[Entries with chart source code]
##############################
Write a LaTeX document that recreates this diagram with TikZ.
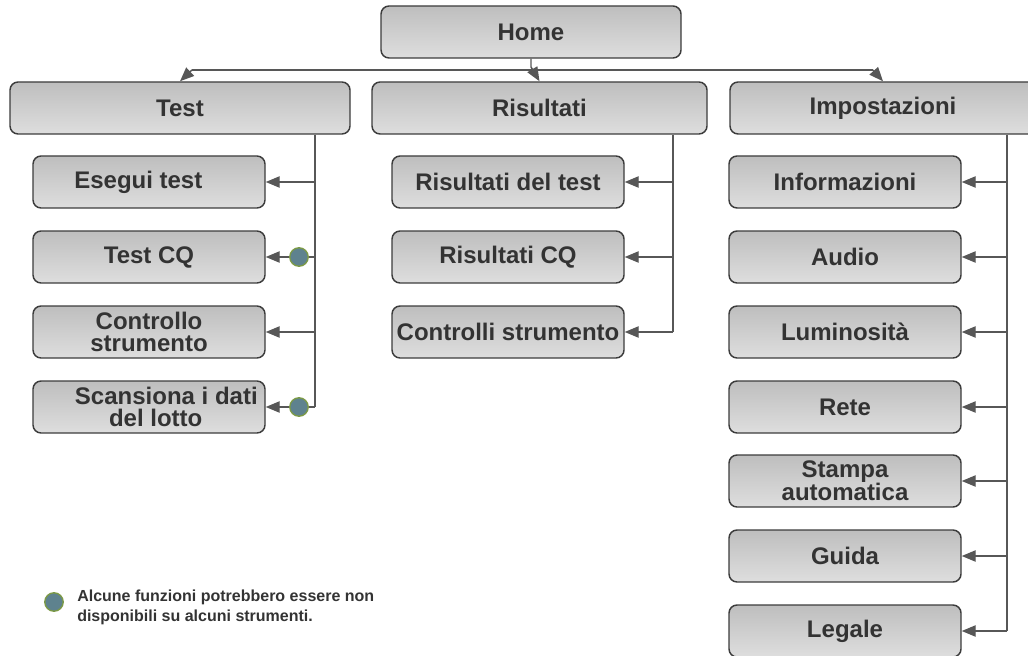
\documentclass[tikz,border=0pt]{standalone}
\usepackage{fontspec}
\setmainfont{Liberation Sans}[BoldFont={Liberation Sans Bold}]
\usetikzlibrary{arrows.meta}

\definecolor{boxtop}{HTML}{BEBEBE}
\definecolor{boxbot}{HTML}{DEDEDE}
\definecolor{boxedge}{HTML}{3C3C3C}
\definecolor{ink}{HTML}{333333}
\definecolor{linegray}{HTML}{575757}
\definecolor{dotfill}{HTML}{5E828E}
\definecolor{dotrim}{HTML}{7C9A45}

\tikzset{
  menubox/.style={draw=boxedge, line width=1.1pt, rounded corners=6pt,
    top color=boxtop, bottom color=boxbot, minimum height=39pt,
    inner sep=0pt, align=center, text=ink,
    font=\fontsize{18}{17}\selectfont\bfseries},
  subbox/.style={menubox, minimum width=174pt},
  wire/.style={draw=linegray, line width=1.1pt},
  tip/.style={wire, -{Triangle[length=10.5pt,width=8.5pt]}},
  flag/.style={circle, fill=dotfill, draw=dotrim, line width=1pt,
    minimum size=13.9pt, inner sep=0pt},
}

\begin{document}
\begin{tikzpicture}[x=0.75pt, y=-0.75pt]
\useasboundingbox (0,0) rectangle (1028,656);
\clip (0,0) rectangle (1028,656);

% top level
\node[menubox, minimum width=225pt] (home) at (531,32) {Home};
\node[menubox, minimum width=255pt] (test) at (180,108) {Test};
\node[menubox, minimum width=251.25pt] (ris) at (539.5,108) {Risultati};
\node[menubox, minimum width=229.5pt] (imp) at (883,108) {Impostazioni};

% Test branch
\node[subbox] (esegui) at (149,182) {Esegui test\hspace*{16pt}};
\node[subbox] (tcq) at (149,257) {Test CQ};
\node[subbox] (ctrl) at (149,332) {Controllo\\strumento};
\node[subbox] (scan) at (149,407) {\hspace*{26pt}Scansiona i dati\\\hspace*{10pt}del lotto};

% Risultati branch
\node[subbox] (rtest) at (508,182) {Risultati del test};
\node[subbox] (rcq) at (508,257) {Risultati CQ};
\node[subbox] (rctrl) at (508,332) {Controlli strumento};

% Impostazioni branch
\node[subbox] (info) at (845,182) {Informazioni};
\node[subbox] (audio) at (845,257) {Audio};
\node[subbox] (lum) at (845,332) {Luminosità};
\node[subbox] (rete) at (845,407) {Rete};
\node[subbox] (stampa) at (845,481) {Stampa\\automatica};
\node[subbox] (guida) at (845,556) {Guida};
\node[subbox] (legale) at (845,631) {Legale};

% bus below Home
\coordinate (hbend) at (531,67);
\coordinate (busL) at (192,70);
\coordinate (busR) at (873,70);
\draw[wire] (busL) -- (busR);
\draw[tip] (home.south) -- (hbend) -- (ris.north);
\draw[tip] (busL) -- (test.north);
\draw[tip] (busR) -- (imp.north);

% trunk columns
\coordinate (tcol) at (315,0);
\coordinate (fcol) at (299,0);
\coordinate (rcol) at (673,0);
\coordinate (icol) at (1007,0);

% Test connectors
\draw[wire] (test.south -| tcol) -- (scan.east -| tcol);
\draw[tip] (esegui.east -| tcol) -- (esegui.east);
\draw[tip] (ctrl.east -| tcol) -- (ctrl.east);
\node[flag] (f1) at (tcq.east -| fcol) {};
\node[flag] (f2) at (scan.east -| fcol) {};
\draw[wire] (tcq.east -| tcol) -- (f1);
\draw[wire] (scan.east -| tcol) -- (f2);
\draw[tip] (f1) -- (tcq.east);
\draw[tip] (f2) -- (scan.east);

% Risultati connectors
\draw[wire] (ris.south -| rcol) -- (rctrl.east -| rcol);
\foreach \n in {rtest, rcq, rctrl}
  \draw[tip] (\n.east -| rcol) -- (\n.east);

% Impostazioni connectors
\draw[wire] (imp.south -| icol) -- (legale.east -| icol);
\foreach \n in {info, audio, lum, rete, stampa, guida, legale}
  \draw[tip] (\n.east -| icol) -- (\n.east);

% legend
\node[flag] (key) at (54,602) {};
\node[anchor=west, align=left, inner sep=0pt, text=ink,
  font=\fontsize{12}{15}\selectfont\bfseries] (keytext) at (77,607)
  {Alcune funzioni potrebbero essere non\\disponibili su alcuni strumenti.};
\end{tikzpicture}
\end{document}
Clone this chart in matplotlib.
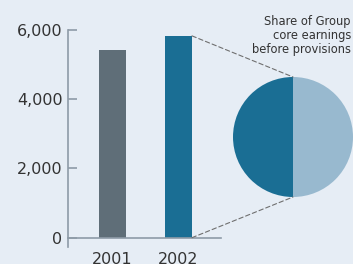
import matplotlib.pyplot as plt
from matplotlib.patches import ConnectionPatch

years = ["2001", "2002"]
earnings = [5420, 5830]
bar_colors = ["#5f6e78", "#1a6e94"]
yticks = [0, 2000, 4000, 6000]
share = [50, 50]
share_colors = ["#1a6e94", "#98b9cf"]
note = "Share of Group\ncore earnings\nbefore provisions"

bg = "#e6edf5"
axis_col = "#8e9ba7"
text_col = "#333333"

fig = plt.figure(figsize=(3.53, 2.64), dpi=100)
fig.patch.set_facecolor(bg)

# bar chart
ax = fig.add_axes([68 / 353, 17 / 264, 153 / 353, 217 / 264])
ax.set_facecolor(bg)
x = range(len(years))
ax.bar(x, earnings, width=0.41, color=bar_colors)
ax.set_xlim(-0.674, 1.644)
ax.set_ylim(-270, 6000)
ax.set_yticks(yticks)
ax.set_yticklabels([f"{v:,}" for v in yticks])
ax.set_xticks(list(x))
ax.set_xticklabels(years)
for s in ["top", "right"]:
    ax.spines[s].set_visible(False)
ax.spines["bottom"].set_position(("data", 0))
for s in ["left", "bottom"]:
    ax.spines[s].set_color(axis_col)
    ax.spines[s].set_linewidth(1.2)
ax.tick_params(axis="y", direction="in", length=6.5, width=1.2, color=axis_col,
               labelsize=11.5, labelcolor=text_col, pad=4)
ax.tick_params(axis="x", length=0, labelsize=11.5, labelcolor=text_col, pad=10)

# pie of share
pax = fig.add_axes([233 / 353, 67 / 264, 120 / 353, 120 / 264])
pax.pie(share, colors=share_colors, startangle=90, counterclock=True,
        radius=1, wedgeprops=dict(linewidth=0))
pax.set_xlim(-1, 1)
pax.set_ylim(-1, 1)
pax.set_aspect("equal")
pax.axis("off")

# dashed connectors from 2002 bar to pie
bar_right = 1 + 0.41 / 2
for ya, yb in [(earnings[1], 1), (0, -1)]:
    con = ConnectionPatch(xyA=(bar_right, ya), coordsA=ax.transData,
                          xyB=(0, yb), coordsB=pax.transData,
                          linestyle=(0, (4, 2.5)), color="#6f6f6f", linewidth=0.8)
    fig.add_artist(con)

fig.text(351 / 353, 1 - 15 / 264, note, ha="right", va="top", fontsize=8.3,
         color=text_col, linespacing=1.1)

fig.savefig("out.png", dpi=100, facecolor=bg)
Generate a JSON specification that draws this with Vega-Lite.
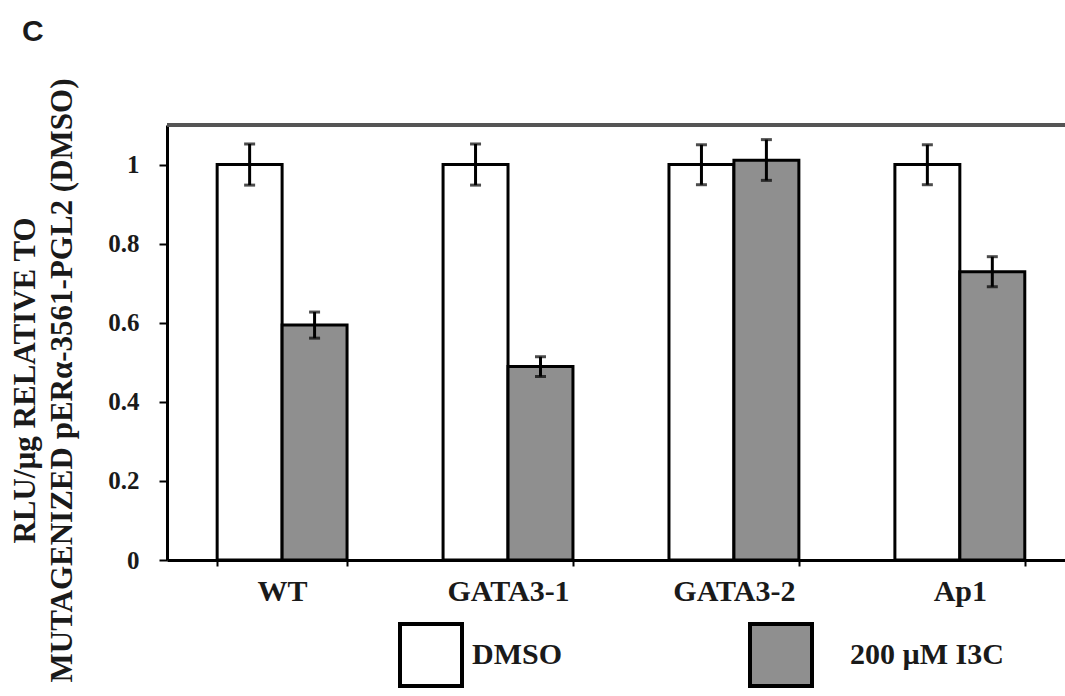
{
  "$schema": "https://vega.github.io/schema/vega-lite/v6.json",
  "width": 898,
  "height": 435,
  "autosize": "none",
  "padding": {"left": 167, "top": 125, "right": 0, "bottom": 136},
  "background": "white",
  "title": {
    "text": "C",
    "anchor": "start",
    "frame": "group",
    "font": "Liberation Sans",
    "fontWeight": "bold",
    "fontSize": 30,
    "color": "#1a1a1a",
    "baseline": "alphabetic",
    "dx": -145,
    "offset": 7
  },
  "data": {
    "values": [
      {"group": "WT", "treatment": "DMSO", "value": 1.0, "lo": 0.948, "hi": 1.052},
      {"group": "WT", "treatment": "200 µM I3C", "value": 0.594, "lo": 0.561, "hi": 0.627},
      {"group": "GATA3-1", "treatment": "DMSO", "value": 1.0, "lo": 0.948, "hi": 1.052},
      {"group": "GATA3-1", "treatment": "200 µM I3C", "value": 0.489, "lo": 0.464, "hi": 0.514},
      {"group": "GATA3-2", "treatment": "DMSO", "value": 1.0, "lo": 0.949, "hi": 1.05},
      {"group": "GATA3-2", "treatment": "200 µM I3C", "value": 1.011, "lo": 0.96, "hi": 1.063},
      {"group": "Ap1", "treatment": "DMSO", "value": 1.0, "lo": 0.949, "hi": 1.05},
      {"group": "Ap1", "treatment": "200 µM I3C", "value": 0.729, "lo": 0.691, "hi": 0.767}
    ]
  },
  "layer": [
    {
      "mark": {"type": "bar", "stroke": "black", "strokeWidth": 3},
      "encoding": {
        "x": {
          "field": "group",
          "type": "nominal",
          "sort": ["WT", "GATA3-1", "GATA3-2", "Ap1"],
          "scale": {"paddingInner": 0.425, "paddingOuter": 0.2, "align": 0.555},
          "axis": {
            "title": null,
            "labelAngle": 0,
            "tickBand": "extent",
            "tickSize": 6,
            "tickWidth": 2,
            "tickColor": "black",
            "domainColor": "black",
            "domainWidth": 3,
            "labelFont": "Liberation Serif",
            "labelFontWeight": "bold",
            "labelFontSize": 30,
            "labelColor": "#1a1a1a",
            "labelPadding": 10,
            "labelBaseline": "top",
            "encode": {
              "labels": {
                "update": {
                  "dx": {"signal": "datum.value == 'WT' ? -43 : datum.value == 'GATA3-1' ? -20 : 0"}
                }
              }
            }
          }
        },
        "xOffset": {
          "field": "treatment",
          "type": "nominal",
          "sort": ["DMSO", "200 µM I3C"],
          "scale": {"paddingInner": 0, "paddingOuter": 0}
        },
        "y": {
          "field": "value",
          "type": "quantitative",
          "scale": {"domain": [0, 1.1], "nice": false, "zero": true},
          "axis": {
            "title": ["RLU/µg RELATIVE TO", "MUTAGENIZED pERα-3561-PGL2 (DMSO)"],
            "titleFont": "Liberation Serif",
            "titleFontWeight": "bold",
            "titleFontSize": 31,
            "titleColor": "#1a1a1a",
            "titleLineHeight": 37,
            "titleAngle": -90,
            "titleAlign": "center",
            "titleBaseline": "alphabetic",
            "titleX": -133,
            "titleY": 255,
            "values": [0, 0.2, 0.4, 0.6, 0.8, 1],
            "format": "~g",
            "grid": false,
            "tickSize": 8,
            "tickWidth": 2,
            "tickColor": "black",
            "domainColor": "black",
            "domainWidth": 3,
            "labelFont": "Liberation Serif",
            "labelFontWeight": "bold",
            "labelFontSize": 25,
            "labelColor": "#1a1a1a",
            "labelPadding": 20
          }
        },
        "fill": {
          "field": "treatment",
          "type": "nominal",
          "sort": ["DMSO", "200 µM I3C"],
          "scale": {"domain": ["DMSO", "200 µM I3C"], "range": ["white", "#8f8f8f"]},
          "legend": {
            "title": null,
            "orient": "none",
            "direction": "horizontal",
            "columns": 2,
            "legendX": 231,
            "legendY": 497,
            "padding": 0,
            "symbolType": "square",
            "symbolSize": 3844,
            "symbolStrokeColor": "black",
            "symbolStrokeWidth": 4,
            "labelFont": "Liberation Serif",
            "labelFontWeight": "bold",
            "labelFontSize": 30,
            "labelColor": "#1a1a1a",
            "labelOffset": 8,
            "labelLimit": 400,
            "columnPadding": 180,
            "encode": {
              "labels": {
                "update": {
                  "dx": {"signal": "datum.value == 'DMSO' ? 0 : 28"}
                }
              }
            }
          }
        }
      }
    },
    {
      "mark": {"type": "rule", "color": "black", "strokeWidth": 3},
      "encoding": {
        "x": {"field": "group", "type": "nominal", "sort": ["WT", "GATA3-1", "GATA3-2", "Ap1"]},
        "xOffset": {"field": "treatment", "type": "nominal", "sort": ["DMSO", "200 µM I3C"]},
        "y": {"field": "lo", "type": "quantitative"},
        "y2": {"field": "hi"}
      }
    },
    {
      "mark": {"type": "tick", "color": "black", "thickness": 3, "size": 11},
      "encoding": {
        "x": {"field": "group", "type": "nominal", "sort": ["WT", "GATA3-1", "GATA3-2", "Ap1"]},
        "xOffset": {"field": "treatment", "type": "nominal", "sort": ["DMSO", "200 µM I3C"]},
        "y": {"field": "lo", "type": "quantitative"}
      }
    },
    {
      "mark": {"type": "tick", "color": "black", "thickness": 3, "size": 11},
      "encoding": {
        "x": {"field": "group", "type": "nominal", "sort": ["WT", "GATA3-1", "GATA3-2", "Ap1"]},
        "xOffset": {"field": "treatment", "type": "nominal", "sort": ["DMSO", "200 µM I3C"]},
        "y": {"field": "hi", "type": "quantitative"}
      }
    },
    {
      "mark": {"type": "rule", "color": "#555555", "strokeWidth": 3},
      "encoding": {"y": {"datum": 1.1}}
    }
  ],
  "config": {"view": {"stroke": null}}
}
##############################
What is needed.
Omit all pictures, then copy the lines between the ones holding "Clone this chart in matplotlib." and "fig.patch.set_facecolor(bg)", inclusive.

Written reply.
Clone this chart in matplotlib.
import matplotlib.pyplot as plt
from matplotlib.patches import ConnectionPatch

years = ["2001", "2002"]
earnings = [5420, 5830]
bar_colors = ["#5f6e78", "#1a6e94"]
yticks = [0, 2000, 4000, 6000]
share = [50, 50]
share_colors = ["#1a6e94", "#98b9cf"]
note = "Share of Group\ncore earnings\nbefore provisions"

bg = "#e6edf5"
axis_col = "#8e9ba7"
text_col = "#333333"

fig = plt.figure(figsize=(3.53, 2.64), dpi=100)
fig.patch.set_facecolor(bg)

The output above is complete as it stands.